Like most other men on the tiny southern Tanzanian island of Kilwa Kisiwani, Ahmed Timami spends his days fishing.
He sets out at sunrise in his wooden dhow with its patchwork sail and returns in the afternoon with the catch that will feed his family. He prays at the mosque and goes to sleep soon after dark as there is no electricity.
But Timami has big ideas: he is preparing to trade his nets and dhow for a solar-powered fridge and some drinks, as the proprietor of the “Kilwa Kisiwani Paradise Cafe”.
“Tourism brings development and ideas from different people and that is good for business,” he said with a grin, as young men shifted rubble from a small plot where new whitewashed and grass-roofed sheds will protect visitors from the sun.
Kilwa has not always been sleepy. Pre-eminent among the Swahili city-states of Africa’s east coast, it was the Indian Ocean’s marketplace and eclipsed better-known islands of Zanzibar, Pemba and Mafia in its heyday more than 500 years ago.
Today its opulent palaces, imposing forts and ornate mosques lie in ruins. But if Kilwa’s past prosperity was built on the visits of foreign traders, Timami believes its future now lies in the visits of foreign tourists.
Over the years he has watched the number of tourists visiting his home island steadily rise.
He hopes that when Kilwa’s first cafe opens in a few months time, some of the 1,000 tourists who visit the island every year will stop for refreshment during their tour of the ruins.
Local officials are equally optimistic.
“Every year we are seeing more visitors,” Mohammed Chidoli, assistant head of antiquities for Kilwa, said. “As long as we can keep the ruins from collapse, more and more will come, bringing money and development.”
While agriculture is the mainstay for more than half Tanzania’s population, tourism grew by 8.2 percent in 2005 and it contributed 17.2 percent to the economy.
Lying in ruins
Kilwa has had more than its share of ups and downs since the arrival of the first Persian Sultan in the 11th century, through the gold-fuelled boom years of the 14th and 15th centuries, until its final collapse after the abolition of the slave trade.
Despite the attentions of archaeologists since the 1950s, a 1981 listing by UNESCO as a World Heritage Site and a three-year renovation project funded by the French and Tanzanian governments, Kilwa’s decline has continued apace.
A mosque begun in the 11th century and extended over the next 400 years retains many of its domes and vaulted archways, but walls and ceilings have caved in and a large fig tree has grown through one wall.
Although the mosque now lies in ruins, Islam remains strong on Kilwa and in the late afternoon, young Swahili-speaking men can be found huddled in the nooks of what is left, devoutly reciting Arabic verses from the Koran.
In another smaller mosque are remnants of Eastern porcelain inlaid into the domes, a reminder of the island’s cosmopolitan trading heritage.
From the foot of the mottled trunks of one of the ancient baobab trees that dot the island, the remains of an impressive palace spreads out along Kilwa’s north shore.
The palace of Husuni Kubwa was a sprawling palace-cum-market built in the 14th century.
With a swimming pool, numerous suites and reception rooms, all with vaulted ceilings and decorated walls, and a vast trading courtyard, the neglected palace’s opulence is evidence of Kilwa’s wealth at the height of its importance.
Lucrative trading post
On Kilwa, African gold and ivory was bartered for Indian cloth and Far Eastern ceramics.
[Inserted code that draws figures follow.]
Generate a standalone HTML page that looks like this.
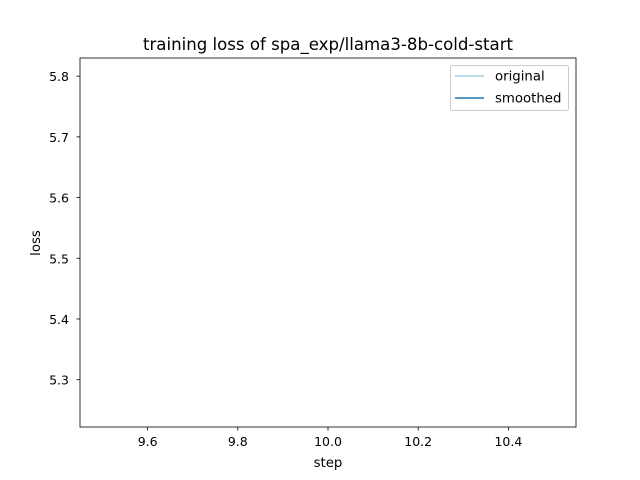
<!DOCTYPE html>
<html><head><meta charset="utf-8"><style>
html,body{margin:0;padding:0;background:#fff;}
svg{display:block;font-family:"DejaVu Sans","Liberation Sans",sans-serif;}
</style></head><body>
<svg id="chart" width="640" height="480">
<rect width="640" height="480" fill="#fff"/>
<text x="328" y="50" font-size="16.6" text-anchor="middle">training loss of spa_exp/llama3-8b-cold-start</text>
<g id="xticks"></g>
<g id="yticks"></g>
<g id="series"></g>
<rect x="80" y="58" width="496" height="369" fill="none" stroke="#000" stroke-width="0.8"/>
<text x="328" y="467" font-size="13.3" text-anchor="middle">step</text>
<text x="0" y="0" font-size="13.3" text-anchor="middle" transform="translate(40,243) rotate(-90)">loss</text>
<g>
<rect x="450.5" y="65.5" width="118" height="45" rx="2" fill="#fff" stroke="#ccc"/>
<line x1="455" y1="76" x2="484" y2="76" stroke="#a6cee3" stroke-width="1.5"/>
<text x="495" y="80.5" font-size="13.3">original</text>
<line x1="455" y1="98" x2="484" y2="98" stroke="#1f78b4" stroke-width="1.5"/>
<text x="495" y="102.5" font-size="13.3">smoothed</text>
</g>
</svg>
<script>
const steps = [10];
const lossOriginal = [5.526];
const lossSmoothed = [5.526];
const xTickLabels = ["9.6","9.8","10.0","10.2","10.4"];
const yTickLabels = ["5.3","5.4","5.5","5.6","5.7","5.8"];

const NS = "http://www.w3.org/2000/svg";
const L = 80, R = 576, T = 58, B = 427;
const xMin = Math.min(...steps) - 0.55, xMax = Math.max(...steps) + 0.55;
const allY = lossOriginal.concat(lossSmoothed);
const yc = (Math.min(...allY) + Math.max(...allY)) / 2;
const yHalf = Math.max((Math.max(...allY) - Math.min(...allY)) / 2, Math.abs(yc) * 0.05) * 1.1;
const yMin = yc - yHalf, yMax = yc + yHalf;
const xs = v => L + (v - xMin) / (xMax - xMin) * (R - L);
const ys = v => B - (v - yMin) / (yMax - yMin) * (B - T);

const xg = document.getElementById('xticks');
xTickLabels.forEach(t => {
  const x = xs(parseFloat(t));
  const ln = document.createElementNS(NS, 'line');
  ln.setAttribute('x1', x); ln.setAttribute('x2', x); ln.setAttribute('y1', B); ln.setAttribute('y2', B + 3.5);
  ln.setAttribute('stroke', '#000'); ln.setAttribute('stroke-width', '0.8');
  
  
  xg.appendChild(ln);
  const tx = document.createElementNS(NS, 'text');
  tx.setAttribute('x', x); tx.setAttribute('y', B + 19); tx.setAttribute('font-size', '12.5');
  tx.setAttribute('text-anchor', 'middle'); tx.textContent = t;
  
  
  xg.appendChild(tx);
});
const yg = document.getElementById('yticks');
yTickLabels.forEach(t => {
  const y = ys(parseFloat(t));
  const ln = document.createElementNS(NS, 'line');
  ln.setAttribute('x1', L - 3.5); ln.setAttribute('x2', L); ln.setAttribute('y1', y); ln.setAttribute('y2', y);
  ln.setAttribute('stroke', '#000'); ln.setAttribute('stroke-width', '0.8');
  
  
  yg.appendChild(ln);
  const tx = document.createElementNS(NS, 'text');
  tx.setAttribute('x', L - 11); tx.setAttribute('y', y + 5); tx.setAttribute('font-size', '12.5');
  tx.setAttribute('text-anchor', 'end'); tx.textContent = t;
  
  
  yg.appendChild(tx);
});
const sg = document.getElementById('series');
[[lossOriginal, '#a6cee3', 'original-line'], [lossSmoothed, '#1f78b4', 'smoothed-line']].forEach(([vals, col, nm]) => {
  const pl = document.createElementNS(NS, 'polyline');
  pl.setAttribute('points', steps.map((s, i) => xs(s) + ',' + ys(vals[i])).join(' '));
  pl.setAttribute('fill', 'none'); pl.setAttribute('stroke', col); pl.setAttribute('stroke-width', '1.5');
  
  
  sg.appendChild(pl);
});
</script>
</body></html>
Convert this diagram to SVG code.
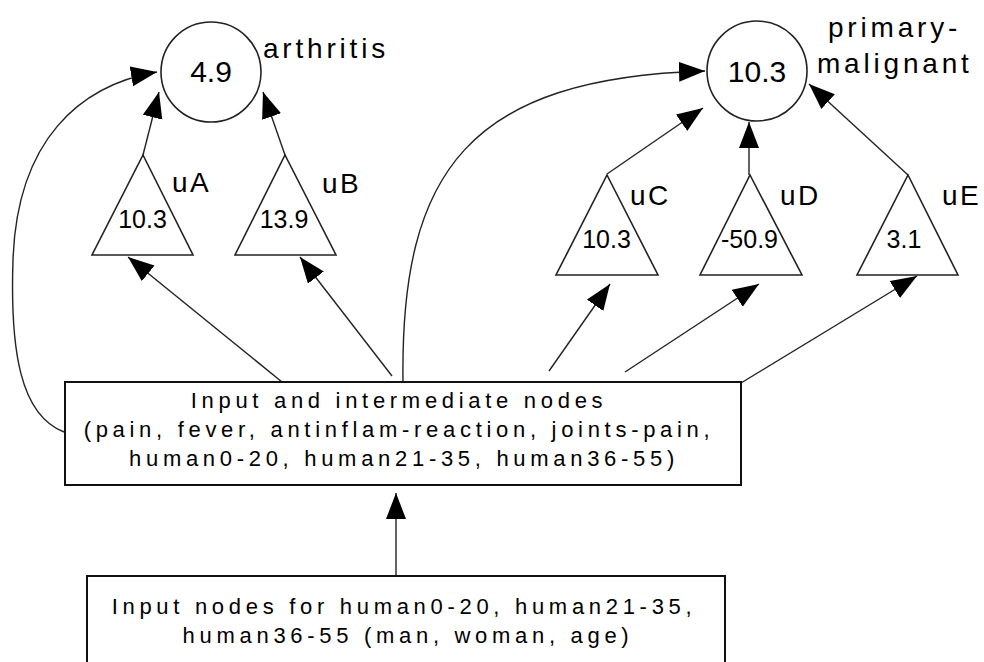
<svg xmlns="http://www.w3.org/2000/svg" width="984" height="662" viewBox="0 0 984 662">
<style>
.ln{fill:none;stroke:#222;stroke-width:1.4;marker-end:url(#ah)}
.shape{fill:#fff;stroke:#222;stroke-width:1.6}
.box{fill:#fff;stroke:#111;stroke-width:2}
.num{font-family:"Liberation Sans",Arial,sans-serif;font-size:30px;fill:#000;text-anchor:middle}
.tnum{font-family:"Liberation Sans",Arial,sans-serif;font-size:25px;fill:#000;text-anchor:middle}
.lab{font-family:"Liberation Sans",Arial,sans-serif;font-size:28px;letter-spacing:3.8px;fill:#000}
.tl{font-family:"Liberation Sans",Arial,sans-serif;font-size:28px;letter-spacing:2.5px;fill:#000}
.bt{font-family:"Liberation Sans",Arial,sans-serif;font-size:22px;letter-spacing:4.7px;fill:#000;text-anchor:middle}
</style>
<defs>
<marker id="ah" markerUnits="userSpaceOnUse" markerWidth="27" markerHeight="21" refX="26" refY="10" orient="auto">
<path d="M0,0 L26,10 L0,20 z" fill="#000"/>
</marker>
</defs>
<rect width="984" height="662" fill="#fff"/>
<g id="connectors">
<path class="ln" d="M64,432 C20,415 10,350 13,260 C17,140 80,85 157,72"/>
<path class="ln" d="M403,382 C400,170 470,78 705,71"/>
<line class="ln" x1="282" y1="382" x2="128" y2="257"/>
<line class="ln" x1="392" y1="376" x2="300" y2="257"/>
<line class="ln" x1="549" y1="371" x2="610" y2="284"/>
<line class="ln" x1="625" y1="372" x2="759" y2="284"/>
<line class="ln" x1="741" y1="383" x2="917" y2="276"/>
<line class="ln" x1="143" y1="155" x2="159" y2="92"/>
<line class="ln" x1="285" y1="155" x2="263" y2="92"/>
<line class="ln" x1="607" y1="174" x2="703" y2="108"/>
<line class="ln" x1="749" y1="175" x2="749" y2="122"/>
<line class="ln" x1="908" y1="175" x2="809" y2="84"/>
<line class="ln" x1="396" y1="576" x2="396" y2="493"/>
</g>
<g id="arthritis">
<circle class="shape" cx="211" cy="72" r="50"/>
<text class="num" x="211" y="82">4.9</text>
<text class="lab" x="263" y="58">arthritis</text>
</g>
<g id="primary-malignant">
<circle class="shape" cx="757" cy="71" r="50"/>
<text class="num" x="757" y="82">10.3</text>
<text class="lab" x="828" y="37">primary-</text>
<text class="lab" x="817" y="73">malignant</text>
</g>
<g id="uA">
<polygon class="shape" points="143,155 193,255 92,255"/>
<text class="tnum" x="142.5" y="228">10.3</text>
<text class="tl" x="172" y="192">uA</text>
</g>
<g id="uB">
<polygon class="shape" points="285,155 336,255 235,255"/>
<text class="tnum" x="284" y="228">13.9</text>
<text class="tl" x="322" y="193">uB</text>
</g>
<g id="uC">
<polygon class="shape" points="607,175 658,275 556,275"/>
<text class="tnum" x="606.5" y="248">10.3</text>
<text class="tl" x="630" y="205">uC</text>
</g>
<g id="uD">
<polygon class="shape" points="750,175 802,275 700,275"/>
<text class="tnum" x="749.5" y="248">-50.9</text>
<text class="tl" x="780" y="205">uD</text>
</g>
<g id="uE">
<polygon class="shape" points="908,175 958,275 857,275"/>
<text class="tnum" x="904" y="248">3.1</text>
<text class="tl" x="942" y="205">uE</text>
</g>
<g id="intermediate">
<rect class="box" x="65" y="382" width="676" height="103"/>
<text class="bt" x="399" y="408">Input and intermediate nodes</text>
<text class="bt" x="399" y="437">(pain, fever, antinflam-reaction, joints-pain,</text>
<text class="bt" x="404" y="466">human0-20, human21-35, human36-55)</text>
</g>
<g id="inputs">
<rect class="box" x="87" y="576" width="638" height="110"/>
<text class="bt" x="404" y="614">Input nodes for human0-20, human21-35,</text>
<text class="bt" x="408" y="643">human36-55 (man, woman, age)</text>
</g>
</svg>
Fleets of ships crossed the Indian Ocean to moor at Kilwa’s large harbor. In later centuries, French slave-traders collected their chained merchandise from Kilwa’s Arab fort.
Accounts from 14th and 15th-century explorers talk of Kilwa’s beauty, sophistication and wealth. Historians believe up to 10,000 people lived on Kilwa at this time. Today, there are only 1,300 residents.
In 1505 the Portuguese commander Francisco de Almeida wrote, “In Kilwa there are many strong houses, several stories high. They are built of stone and mortar and plastered with various designs.”
This aesthetic appreciation did not stop him from blasting -- Kilwa to rubble in his bid to take over the lucrative trading post.
More than 500 years later, the multi-story residences are gone and much of their ruins cannibalized to build the mud, stick and stone bungalows in which the local people live today.
“Kilwa was controlled at different times by Persians, Arabs, Portuguese and Germans but the original people were Africans and we’re still here today,” says Assuman, a young islander who makes his living guiding tourists around the island’s ruins.